## Start
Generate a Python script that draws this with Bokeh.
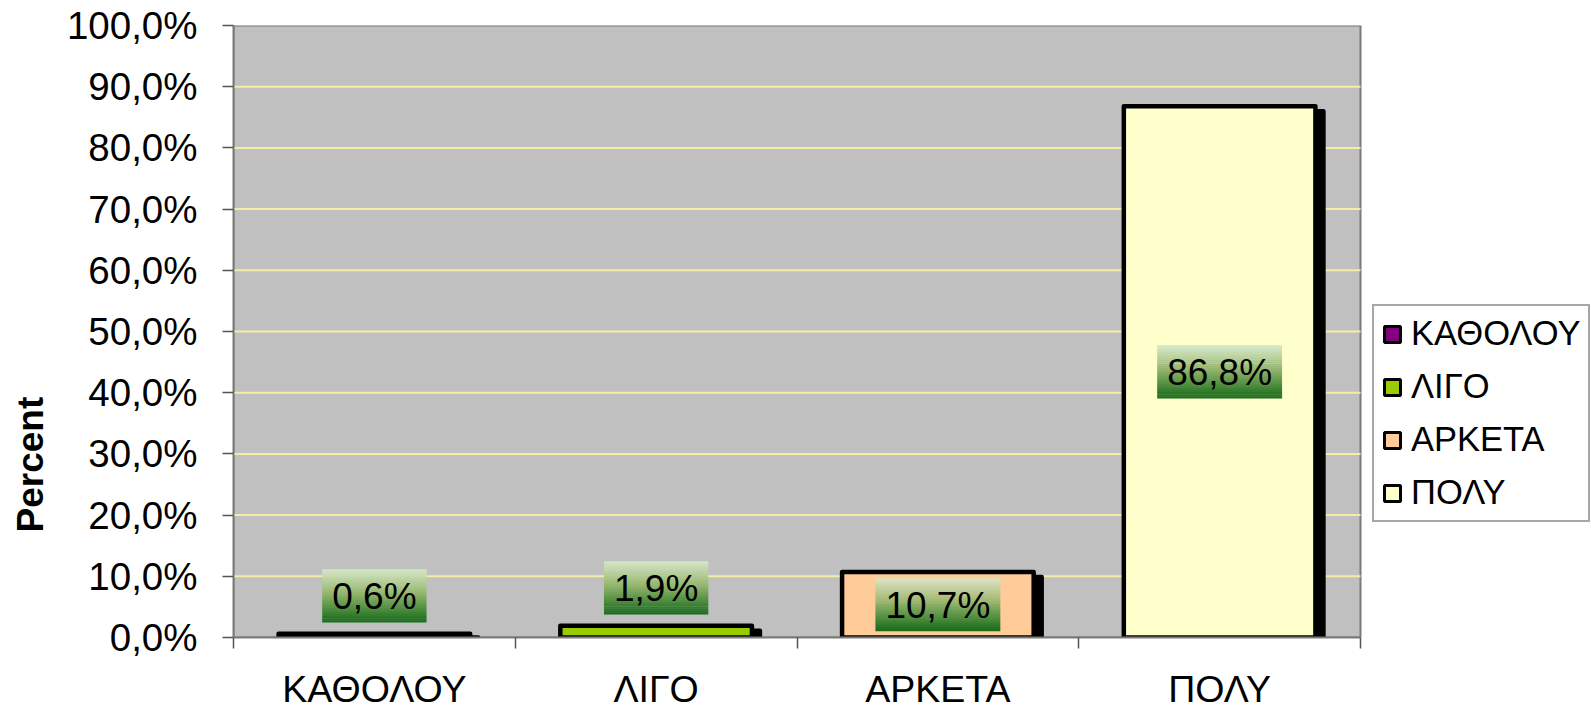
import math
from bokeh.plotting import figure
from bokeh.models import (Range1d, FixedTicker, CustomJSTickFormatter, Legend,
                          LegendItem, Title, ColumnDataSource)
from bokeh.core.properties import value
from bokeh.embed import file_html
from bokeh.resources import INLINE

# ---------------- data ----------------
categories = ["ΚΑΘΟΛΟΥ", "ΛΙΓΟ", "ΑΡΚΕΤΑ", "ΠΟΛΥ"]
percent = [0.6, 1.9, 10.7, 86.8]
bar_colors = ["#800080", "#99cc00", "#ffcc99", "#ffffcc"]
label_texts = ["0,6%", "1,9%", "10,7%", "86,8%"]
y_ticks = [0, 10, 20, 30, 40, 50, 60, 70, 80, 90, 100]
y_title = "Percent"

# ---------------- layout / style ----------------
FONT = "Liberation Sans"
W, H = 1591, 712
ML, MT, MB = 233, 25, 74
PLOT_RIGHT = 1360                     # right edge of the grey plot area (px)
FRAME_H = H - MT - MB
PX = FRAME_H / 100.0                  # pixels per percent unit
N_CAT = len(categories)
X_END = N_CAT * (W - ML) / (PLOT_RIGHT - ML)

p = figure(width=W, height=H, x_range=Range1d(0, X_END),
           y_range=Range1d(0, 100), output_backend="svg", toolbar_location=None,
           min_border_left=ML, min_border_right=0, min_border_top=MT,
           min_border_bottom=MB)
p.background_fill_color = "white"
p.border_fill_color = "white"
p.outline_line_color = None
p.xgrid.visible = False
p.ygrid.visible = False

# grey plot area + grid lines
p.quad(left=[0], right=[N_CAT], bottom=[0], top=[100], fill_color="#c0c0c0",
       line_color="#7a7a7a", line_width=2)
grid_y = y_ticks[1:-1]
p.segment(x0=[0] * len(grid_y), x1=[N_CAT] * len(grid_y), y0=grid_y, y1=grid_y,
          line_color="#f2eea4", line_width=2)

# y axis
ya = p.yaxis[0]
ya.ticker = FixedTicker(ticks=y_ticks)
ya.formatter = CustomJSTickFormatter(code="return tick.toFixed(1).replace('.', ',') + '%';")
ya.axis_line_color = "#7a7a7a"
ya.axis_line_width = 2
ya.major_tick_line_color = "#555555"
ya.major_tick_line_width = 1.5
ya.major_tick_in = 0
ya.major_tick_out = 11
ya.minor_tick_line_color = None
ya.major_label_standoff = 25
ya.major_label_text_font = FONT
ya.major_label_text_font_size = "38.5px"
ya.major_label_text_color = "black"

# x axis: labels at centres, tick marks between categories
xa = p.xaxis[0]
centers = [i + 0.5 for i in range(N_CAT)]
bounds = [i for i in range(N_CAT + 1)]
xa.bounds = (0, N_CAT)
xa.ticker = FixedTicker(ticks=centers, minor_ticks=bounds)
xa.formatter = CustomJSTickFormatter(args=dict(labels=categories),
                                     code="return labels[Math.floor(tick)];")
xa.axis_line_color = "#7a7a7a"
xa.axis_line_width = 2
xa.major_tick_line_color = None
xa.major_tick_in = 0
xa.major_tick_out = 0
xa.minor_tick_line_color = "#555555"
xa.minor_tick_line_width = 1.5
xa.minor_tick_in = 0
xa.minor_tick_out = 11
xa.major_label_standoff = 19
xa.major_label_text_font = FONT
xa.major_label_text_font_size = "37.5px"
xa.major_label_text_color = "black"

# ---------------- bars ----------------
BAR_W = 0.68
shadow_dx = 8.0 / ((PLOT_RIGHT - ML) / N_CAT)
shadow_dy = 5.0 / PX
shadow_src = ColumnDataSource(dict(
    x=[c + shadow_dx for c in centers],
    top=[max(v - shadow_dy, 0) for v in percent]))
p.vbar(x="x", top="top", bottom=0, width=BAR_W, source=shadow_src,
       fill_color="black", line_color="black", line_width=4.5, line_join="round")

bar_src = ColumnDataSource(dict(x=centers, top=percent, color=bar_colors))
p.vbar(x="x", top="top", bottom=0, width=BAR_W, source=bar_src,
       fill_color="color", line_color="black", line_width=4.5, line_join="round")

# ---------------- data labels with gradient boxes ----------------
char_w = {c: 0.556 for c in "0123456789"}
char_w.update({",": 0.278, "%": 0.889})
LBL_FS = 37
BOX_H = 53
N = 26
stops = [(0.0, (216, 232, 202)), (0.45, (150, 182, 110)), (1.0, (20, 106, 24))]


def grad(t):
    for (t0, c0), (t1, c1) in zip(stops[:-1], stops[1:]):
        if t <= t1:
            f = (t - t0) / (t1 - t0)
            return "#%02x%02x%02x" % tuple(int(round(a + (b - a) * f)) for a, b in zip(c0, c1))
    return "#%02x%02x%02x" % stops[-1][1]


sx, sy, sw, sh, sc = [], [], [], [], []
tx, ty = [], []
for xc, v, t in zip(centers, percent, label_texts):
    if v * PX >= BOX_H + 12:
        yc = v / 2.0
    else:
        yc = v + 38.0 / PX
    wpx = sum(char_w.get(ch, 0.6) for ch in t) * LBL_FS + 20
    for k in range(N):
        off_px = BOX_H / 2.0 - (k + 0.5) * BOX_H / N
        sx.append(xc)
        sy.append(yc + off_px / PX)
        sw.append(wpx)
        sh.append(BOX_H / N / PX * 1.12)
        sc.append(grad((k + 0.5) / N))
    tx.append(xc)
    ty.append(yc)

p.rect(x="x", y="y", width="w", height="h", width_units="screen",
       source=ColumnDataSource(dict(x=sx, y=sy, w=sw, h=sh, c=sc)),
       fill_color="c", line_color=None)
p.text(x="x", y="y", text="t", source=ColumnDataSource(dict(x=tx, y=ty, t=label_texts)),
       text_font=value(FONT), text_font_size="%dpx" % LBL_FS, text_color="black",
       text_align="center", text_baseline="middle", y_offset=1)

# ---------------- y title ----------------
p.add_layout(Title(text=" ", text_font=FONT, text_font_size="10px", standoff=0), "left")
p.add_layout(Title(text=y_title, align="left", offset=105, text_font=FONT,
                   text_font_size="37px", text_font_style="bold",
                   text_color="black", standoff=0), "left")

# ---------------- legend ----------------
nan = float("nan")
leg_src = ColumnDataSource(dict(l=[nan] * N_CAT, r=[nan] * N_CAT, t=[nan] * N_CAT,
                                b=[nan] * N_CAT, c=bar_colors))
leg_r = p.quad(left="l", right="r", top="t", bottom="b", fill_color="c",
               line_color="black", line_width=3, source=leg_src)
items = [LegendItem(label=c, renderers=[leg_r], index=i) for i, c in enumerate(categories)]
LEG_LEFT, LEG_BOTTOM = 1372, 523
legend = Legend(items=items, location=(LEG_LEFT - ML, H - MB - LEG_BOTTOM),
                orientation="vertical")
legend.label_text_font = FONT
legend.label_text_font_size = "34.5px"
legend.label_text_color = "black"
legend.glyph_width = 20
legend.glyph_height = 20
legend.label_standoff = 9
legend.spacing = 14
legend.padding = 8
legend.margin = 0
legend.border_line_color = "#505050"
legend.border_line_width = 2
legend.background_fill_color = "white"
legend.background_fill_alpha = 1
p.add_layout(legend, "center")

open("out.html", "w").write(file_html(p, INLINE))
## End
## Start
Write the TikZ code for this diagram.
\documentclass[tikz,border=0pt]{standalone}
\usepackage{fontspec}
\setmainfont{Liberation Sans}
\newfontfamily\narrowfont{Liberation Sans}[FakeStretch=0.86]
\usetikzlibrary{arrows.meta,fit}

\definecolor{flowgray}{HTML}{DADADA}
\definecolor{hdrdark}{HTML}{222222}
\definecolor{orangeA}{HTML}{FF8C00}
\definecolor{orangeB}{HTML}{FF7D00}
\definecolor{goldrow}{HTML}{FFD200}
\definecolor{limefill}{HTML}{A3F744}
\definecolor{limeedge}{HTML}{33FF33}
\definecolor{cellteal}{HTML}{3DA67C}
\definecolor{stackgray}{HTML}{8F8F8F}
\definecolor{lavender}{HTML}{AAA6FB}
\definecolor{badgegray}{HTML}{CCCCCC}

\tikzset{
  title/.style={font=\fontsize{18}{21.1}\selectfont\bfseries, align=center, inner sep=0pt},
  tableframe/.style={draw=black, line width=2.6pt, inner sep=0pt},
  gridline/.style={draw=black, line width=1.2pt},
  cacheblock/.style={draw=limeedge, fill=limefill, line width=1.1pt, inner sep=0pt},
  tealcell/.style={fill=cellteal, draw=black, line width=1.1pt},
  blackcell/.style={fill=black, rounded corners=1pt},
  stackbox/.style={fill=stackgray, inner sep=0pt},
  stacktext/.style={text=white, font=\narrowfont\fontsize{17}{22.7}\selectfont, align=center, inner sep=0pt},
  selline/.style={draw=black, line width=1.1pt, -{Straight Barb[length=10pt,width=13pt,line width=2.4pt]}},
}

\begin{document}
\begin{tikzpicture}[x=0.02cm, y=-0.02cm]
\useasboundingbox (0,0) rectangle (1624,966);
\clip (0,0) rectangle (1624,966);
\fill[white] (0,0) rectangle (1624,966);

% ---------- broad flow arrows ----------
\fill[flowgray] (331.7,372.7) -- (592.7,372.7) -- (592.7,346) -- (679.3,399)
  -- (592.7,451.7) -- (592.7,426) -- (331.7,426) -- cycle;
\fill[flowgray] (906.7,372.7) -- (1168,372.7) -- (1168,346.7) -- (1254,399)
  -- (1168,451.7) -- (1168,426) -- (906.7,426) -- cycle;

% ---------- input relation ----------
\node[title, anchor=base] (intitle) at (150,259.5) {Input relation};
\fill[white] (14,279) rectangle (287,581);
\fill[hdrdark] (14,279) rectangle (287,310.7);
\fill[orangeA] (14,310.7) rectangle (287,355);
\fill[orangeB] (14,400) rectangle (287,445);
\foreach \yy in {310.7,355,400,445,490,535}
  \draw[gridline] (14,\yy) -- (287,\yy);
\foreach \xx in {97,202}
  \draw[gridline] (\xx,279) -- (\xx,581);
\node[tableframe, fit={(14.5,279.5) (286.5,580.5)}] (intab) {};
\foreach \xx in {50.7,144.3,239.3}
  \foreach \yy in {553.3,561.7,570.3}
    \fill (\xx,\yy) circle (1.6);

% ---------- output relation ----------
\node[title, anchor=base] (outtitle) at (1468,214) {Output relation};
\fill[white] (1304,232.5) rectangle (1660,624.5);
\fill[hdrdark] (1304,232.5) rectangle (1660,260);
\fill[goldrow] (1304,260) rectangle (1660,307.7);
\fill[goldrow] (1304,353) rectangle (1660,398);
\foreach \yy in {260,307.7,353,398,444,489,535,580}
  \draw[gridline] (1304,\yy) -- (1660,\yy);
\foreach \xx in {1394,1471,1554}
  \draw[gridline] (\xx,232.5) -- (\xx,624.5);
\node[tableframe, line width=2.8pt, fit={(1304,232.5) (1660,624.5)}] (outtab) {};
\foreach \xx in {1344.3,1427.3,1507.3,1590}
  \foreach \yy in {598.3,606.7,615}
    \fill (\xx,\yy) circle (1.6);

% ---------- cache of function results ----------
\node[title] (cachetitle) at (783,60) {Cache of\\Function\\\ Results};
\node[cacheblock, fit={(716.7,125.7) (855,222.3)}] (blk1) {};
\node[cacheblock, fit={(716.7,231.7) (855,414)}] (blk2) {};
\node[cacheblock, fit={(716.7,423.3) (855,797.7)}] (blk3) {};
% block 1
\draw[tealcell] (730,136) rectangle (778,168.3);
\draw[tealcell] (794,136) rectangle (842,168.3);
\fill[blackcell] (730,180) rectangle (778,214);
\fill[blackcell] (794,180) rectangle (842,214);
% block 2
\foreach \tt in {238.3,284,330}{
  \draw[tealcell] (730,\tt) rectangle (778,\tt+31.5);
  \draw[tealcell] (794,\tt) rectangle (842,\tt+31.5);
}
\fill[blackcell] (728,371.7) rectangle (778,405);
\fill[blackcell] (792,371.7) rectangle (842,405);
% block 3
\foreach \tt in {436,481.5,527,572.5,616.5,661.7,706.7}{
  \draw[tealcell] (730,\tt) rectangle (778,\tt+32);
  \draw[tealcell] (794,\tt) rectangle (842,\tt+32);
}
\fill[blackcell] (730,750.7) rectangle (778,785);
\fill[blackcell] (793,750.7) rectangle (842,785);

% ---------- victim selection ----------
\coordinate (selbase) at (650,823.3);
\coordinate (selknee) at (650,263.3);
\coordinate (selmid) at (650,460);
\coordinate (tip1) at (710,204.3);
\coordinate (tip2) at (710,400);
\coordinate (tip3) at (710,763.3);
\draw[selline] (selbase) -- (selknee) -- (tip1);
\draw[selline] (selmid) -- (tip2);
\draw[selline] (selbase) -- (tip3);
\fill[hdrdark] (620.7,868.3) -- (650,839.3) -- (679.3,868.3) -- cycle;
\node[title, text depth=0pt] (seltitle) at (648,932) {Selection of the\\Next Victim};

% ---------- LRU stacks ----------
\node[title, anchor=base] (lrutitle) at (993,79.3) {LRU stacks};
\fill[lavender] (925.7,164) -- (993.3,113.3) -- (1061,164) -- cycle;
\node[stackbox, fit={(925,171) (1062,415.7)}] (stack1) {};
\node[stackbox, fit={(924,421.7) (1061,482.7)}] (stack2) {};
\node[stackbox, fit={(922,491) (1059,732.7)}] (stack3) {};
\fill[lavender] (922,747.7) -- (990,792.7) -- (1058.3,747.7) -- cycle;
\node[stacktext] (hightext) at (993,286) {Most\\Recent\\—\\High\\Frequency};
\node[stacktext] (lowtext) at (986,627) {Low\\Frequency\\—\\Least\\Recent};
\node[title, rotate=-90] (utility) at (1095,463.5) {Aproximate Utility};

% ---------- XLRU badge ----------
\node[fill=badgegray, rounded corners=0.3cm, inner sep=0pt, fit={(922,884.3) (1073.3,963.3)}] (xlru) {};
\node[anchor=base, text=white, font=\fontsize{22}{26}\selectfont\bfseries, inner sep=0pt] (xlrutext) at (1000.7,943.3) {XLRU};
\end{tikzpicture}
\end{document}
## End
## Start
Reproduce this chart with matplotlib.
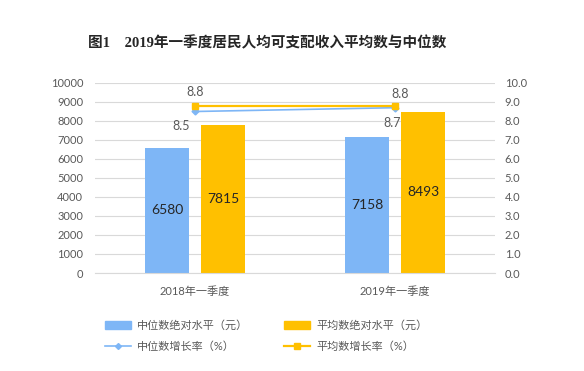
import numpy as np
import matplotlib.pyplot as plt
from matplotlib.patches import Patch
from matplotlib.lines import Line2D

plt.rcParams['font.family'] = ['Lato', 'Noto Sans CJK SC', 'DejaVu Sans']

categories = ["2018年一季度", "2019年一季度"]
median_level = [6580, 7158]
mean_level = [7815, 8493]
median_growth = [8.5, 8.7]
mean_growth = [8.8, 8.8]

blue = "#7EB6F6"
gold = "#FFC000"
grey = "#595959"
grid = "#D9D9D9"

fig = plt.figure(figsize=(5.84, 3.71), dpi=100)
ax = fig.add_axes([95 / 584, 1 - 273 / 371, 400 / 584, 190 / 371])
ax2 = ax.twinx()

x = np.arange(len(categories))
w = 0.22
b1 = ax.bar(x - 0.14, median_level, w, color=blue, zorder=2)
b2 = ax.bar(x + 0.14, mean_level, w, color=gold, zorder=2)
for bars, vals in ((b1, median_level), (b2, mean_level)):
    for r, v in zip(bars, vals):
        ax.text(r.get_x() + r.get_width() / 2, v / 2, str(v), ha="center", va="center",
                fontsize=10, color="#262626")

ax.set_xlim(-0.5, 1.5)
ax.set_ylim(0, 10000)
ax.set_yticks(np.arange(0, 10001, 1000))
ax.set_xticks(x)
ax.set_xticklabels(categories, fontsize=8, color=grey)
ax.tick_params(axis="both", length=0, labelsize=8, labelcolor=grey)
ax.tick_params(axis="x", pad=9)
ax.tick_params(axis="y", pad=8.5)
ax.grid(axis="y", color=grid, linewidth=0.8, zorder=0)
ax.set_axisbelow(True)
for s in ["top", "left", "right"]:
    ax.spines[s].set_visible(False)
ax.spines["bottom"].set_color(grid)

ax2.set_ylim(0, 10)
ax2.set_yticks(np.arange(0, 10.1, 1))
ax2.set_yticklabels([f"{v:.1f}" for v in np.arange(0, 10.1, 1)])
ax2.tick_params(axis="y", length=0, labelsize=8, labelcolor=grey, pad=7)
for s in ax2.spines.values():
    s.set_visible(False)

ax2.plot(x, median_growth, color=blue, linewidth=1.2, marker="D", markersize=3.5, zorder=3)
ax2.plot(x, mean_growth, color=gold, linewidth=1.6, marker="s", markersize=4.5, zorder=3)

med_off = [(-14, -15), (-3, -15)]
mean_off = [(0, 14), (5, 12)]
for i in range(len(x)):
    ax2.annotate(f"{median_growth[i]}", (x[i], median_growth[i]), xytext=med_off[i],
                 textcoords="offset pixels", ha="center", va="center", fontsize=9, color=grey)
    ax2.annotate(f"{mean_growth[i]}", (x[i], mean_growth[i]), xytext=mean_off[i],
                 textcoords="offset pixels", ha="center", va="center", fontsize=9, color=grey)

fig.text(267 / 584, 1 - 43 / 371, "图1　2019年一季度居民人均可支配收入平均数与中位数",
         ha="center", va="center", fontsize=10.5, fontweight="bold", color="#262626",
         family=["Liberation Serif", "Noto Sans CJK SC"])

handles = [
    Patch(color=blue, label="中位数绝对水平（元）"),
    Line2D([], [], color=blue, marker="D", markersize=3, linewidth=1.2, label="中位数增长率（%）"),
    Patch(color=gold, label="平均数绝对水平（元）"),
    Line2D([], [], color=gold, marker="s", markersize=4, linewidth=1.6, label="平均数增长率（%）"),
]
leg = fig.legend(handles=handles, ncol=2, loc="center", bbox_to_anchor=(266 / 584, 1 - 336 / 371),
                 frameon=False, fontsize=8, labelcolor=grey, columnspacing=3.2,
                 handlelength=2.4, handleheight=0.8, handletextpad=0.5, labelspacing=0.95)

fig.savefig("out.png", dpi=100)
## End
Search the listing for the word "with". Copy every line in which it occurs.

• Task answer:
Generate a Python script that draws this with Bokeh.
# ---------------- data labels with gradient boxes ----------------
Reproduce this chart with matplotlib.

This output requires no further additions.